**TASK DETAILS**
Reproduce all of the listing below without alteration.

**DATA BLOCK**
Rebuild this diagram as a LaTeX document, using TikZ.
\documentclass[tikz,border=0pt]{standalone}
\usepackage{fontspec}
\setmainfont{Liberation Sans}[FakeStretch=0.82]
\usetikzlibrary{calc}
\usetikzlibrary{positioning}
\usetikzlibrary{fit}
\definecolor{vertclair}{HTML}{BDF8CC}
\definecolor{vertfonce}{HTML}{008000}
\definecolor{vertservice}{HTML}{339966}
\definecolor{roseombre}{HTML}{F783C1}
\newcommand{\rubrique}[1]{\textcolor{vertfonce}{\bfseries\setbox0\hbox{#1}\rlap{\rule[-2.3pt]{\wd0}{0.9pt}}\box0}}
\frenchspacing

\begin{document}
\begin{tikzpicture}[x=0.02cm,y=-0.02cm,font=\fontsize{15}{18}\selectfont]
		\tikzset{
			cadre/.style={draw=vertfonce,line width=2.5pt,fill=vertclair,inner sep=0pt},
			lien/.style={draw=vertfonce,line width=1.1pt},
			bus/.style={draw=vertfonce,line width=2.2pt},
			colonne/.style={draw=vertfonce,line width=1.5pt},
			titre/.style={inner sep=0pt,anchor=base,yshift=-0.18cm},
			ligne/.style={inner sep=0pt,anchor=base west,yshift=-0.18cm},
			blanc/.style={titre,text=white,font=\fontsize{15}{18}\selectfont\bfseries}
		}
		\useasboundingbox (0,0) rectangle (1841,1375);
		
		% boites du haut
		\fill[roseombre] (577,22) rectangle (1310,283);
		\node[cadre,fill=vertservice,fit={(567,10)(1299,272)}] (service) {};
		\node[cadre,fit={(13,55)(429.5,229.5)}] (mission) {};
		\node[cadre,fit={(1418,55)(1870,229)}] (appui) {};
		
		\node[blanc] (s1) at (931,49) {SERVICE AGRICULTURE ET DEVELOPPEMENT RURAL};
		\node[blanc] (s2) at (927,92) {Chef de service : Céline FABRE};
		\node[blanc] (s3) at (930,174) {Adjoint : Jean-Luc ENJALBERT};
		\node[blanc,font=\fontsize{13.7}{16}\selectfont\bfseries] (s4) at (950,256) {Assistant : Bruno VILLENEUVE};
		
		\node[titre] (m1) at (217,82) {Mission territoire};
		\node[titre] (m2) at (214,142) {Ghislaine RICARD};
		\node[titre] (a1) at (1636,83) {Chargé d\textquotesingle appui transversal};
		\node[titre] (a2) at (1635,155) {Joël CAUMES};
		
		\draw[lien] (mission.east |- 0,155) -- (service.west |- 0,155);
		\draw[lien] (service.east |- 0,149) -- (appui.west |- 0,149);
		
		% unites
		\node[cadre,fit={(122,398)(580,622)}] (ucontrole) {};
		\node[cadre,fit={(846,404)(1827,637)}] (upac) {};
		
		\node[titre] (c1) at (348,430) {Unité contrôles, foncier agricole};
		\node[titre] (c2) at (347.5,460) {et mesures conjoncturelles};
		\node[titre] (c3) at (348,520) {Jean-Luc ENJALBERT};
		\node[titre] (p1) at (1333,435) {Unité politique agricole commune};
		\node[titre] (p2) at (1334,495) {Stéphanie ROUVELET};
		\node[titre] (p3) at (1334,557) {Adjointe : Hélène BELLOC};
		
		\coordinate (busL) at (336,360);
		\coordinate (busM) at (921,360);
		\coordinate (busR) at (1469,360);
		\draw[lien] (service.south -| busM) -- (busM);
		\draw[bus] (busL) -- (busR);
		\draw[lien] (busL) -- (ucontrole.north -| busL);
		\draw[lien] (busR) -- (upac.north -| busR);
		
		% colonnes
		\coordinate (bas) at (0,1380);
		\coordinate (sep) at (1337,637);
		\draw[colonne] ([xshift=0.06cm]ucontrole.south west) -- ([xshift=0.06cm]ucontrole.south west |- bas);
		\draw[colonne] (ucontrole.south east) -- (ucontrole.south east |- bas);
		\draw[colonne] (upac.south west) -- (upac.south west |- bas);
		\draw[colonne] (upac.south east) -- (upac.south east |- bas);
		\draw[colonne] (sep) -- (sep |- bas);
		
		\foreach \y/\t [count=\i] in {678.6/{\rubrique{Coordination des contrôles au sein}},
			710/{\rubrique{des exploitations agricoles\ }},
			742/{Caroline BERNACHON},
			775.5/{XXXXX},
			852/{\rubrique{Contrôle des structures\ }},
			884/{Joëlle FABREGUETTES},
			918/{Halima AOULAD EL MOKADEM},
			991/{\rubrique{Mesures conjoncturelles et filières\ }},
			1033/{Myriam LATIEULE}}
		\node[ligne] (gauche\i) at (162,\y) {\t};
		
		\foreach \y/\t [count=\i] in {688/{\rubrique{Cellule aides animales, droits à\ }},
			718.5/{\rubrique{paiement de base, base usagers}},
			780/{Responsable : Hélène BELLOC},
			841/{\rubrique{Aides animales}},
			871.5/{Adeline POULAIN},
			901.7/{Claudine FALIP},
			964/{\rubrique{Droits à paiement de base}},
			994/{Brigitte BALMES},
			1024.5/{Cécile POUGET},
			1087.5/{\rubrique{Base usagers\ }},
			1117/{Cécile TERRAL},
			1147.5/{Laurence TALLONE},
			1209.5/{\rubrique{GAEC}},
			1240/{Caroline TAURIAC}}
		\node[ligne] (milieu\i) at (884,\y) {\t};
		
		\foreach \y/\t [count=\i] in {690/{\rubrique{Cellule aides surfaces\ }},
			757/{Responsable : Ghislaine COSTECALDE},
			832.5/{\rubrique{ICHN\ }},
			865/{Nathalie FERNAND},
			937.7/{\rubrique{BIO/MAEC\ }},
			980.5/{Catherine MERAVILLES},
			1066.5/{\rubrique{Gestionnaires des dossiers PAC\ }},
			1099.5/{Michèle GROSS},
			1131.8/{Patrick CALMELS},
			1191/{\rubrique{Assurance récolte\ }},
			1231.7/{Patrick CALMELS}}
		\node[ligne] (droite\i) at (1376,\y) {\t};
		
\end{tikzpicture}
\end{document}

**TASK RESPONSE**
Rebuild this diagram as a LaTeX document, using TikZ.
\documentclass[tikz,border=0pt]{standalone}
\usepackage{fontspec}
\setmainfont{Liberation Sans}[FakeStretch=0.82]
\usetikzlibrary{calc}
\usetikzlibrary{positioning}
\usetikzlibrary{fit}
\definecolor{vertclair}{HTML}{BDF8CC}
\definecolor{vertfonce}{HTML}{008000}
\definecolor{vertservice}{HTML}{339966}
\definecolor{roseombre}{HTML}{F783C1}
\newcommand{\rubrique}[1]{\textcolor{vertfonce}{\bfseries\setbox0\hbox{#1}\rlap{\rule[-2.3pt]{\wd0}{0.9pt}}\box0}}
\frenchspacing

\begin{document}
\begin{tikzpicture}[x=0.02cm,y=-0.02cm,font=\fontsize{15}{18}\selectfont]
		\tikzset{
			cadre/.style={draw=vertfonce,line width=2.5pt,fill=vertclair,inner sep=0pt},
			lien/.style={draw=vertfonce,line width=1.1pt},
			bus/.style={draw=vertfonce,line width=2.2pt},
			colonne/.style={draw=vertfonce,line width=1.5pt},
			titre/.style={inner sep=0pt,anchor=base,yshift=-0.18cm},
			ligne/.style={inner sep=0pt,anchor=base west,yshift=-0.18cm},
			blanc/.style={titre,text=white,font=\fontsize{15}{18}\selectfont\bfseries}
		}
		\useasboundingbox (0,0) rectangle (1841,1375);
		
		% boites du haut
		\fill[roseombre] (577,22) rectangle (1310,283);
		\node[cadre,fill=vertservice,fit={(567,10)(1299,272)}] (service) {};
		\node[cadre,fit={(13,55)(429.5,229.5)}] (mission) {};
		\node[cadre,fit={(1418,55)(1870,229)}] (appui) {};
		
		\node[blanc] (s1) at (931,49) {SERVICE AGRICULTURE ET DEVELOPPEMENT RURAL};
		\node[blanc] (s2) at (927,92) {Chef de service : Céline FABRE};
		\node[blanc] (s3) at (930,174) {Adjoint : Jean-Luc ENJALBERT};
		\node[blanc,font=\fontsize{13.7}{16}\selectfont\bfseries] (s4) at (950,256) {Assistant : Bruno VILLENEUVE};
		
		\node[titre] (m1) at (217,82) {Mission territoire};
		\node[titre] (m2) at (214,142) {Ghislaine RICARD};
		\node[titre] (a1) at (1636,83) {Chargé d\textquotesingle appui transversal};
		\node[titre] (a2) at (1635,155) {Joël CAUMES};
		
		\draw[lien] (mission.east |- 0,155) -- (service.west |- 0,155);
		\draw[lien] (service.east |- 0,149) -- (appui.west |- 0,149);
		
		% unites
		\node[cadre,fit={(122,398)(580,622)}] (ucontrole) {};
		\node[cadre,fit={(846,404)(1827,637)}] (upac) {};
		
		\node[titre] (c1) at (348,430) {Unité contrôles, foncier agricole};
		\node[titre] (c2) at (347.5,460) {et mesures conjoncturelles};
		\node[titre] (c3) at (348,520) {Jean-Luc ENJALBERT};
		\node[titre] (p1) at (1333,435) {Unité politique agricole commune};
		\node[titre] (p2) at (1334,495) {Stéphanie ROUVELET};
		\node[titre] (p3) at (1334,557) {Adjointe : Hélène BELLOC};
		
		\coordinate (busL) at (336,360);
		\coordinate (busM) at (921,360);
		\coordinate (busR) at (1469,360);
		\draw[lien] (service.south -| busM) -- (busM);
		\draw[bus] (busL) -- (busR);
		\draw[lien] (busL) -- (ucontrole.north -| busL);
		\draw[lien] (busR) -- (upac.north -| busR);
		
		% colonnes
		\coordinate (bas) at (0,1380);
		\coordinate (sep) at (1337,637);
		\draw[colonne] ([xshift=0.06cm]ucontrole.south west) -- ([xshift=0.06cm]ucontrole.south west |- bas);
		\draw[colonne] (ucontrole.south east) -- (ucontrole.south east |- bas);
		\draw[colonne] (upac.south west) -- (upac.south west |- bas);
		\draw[colonne] (upac.south east) -- (upac.south east |- bas);
		\draw[colonne] (sep) -- (sep |- bas);
		
		\foreach \y/\t [count=\i] in {678.6/{\rubrique{Coordination des contrôles au sein}},
			710/{\rubrique{des exploitations agricoles\ }},
			742/{Caroline BERNACHON},
			775.5/{XXXXX},
			852/{\rubrique{Contrôle des structures\ }},
			884/{Joëlle FABREGUETTES},
			918/{Halima AOULAD EL MOKADEM},
			991/{\rubrique{Mesures conjoncturelles et filières\ }},
			1033/{Myriam LATIEULE}}
		\node[ligne] (gauche\i) at (162,\y) {\t};
		
		\foreach \y/\t [count=\i] in {688/{\rubrique{Cellule aides animales, droits à\ }},
			718.5/{\rubrique{paiement de base, base usagers}},
			780/{Responsable : Hélène BELLOC},
			841/{\rubrique{Aides animales}},
			871.5/{Adeline POULAIN},
			901.7/{Claudine FALIP},
			964/{\rubrique{Droits à paiement de base}},
			994/{Brigitte BALMES},
			1024.5/{Cécile POUGET},
			1087.5/{\rubrique{Base usagers\ }},
			1117/{Cécile TERRAL},
			1147.5/{Laurence TALLONE},
			1209.5/{\rubrique{GAEC}},
			1240/{Caroline TAURIAC}}
		\node[ligne] (milieu\i) at (884,\y) {\t};
		
		\foreach \y/\t [count=\i] in {690/{\rubrique{Cellule aides surfaces\ }},
			757/{Responsable : Ghislaine COSTECALDE},
			832.5/{\rubrique{ICHN\ }},
			865/{Nathalie FERNAND},
			937.7/{\rubrique{BIO/MAEC\ }},
			980.5/{Catherine MERAVILLES},
			1066.5/{\rubrique{Gestionnaires des dossiers PAC\ }},
			1099.5/{Michèle GROSS},
			1131.8/{Patrick CALMELS},
			1191/{\rubrique{Assurance récolte\ }},
			1231.7/{Patrick CALMELS}}
		\node[ligne] (droite\i) at (1376,\y) {\t};
		
\end{tikzpicture}
\end{document}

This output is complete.